Collectively engaging these problems of precarious labour will be of relevance during the 2015 4th Global Conference on Economic Geography, at Oxford, UK. The conference, of which Strauss is a chief convener, is aimed at geographers and non-geographers alike to share “diverse perspectives on labour, work and economic geographies.”

Strauss is the organizing member of the “Work Economies” section of the conference which asks whether or not we are “on the cusp of the end of work as we know it?” Strauss admits that while we may not be seeing the actual end of work as we know it, “one’s perspective on this differs hugely depending on one’s position, and if you have been laid off at 55 years of age after a lifetime career in the public sector in Greece it probably feels that way.” Alternatively, she explains, if you are someone in a secure position in the financial sector, you might see the more recent sub-prime mortgage crisis and credit crunch as “relatively unchanged; in fact, your pay may well have gone up.

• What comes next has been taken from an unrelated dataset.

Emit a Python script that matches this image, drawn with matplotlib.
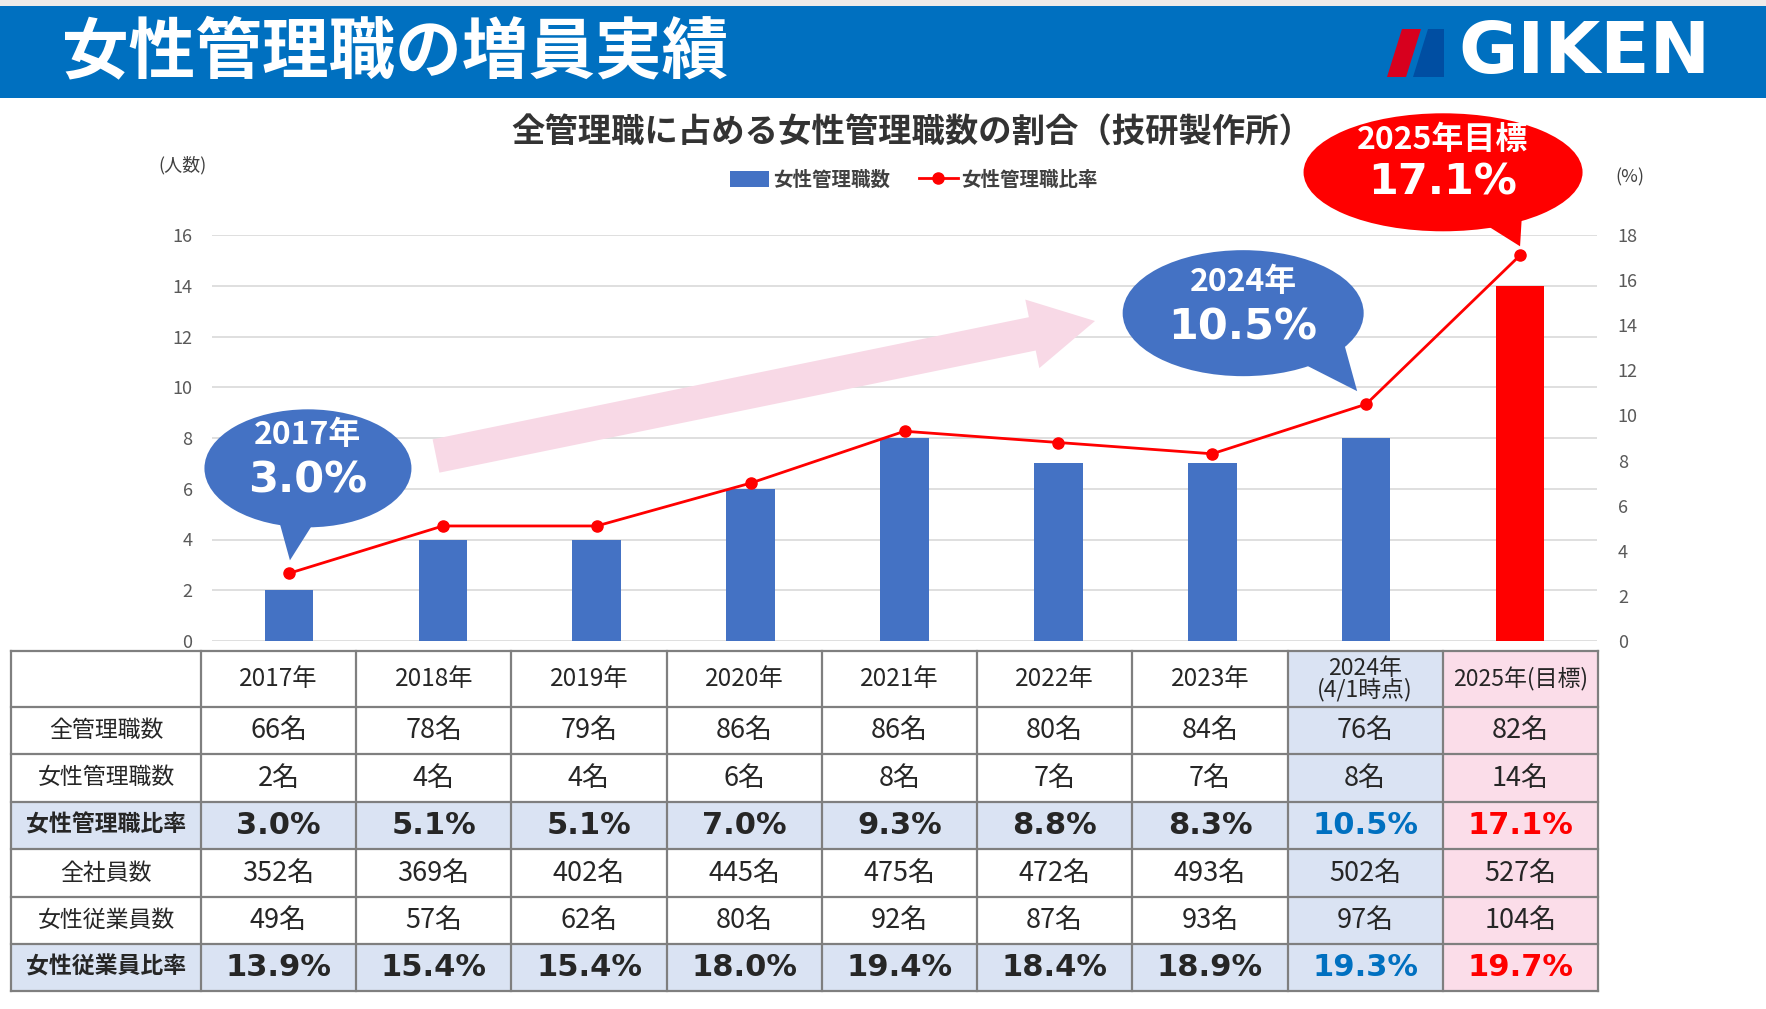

If you’re a ‘low-skilled’ elder-care worker providing homecare in Canada or the US, you are probably a racialized woman and your wages are still amongst the lowest in the labour market.”

Strauss stresses that these kinds of discrepancies in how different classes of workers experience changing labour conditions demonstrate the need for “more nuanced ways of studying and theorizing changes in labour and work across diverse contexts that don’t privilege the experiences of ‘advanced industrial’ economies and then generalize them, and that don’t ignore unpaid and informal work.”

As events like the conference at Oxford or the MLA Subconference in Vancouver suggest, scholars like Strauss are not only eager to engage in research and come up with new methodologies, they are connecting across labour sectors to inform and construct relevant, impactful questions—questions that both value casual, low-paying, or informal work and that are invested in upholding the rights of workers at-risk within those precarious contexts.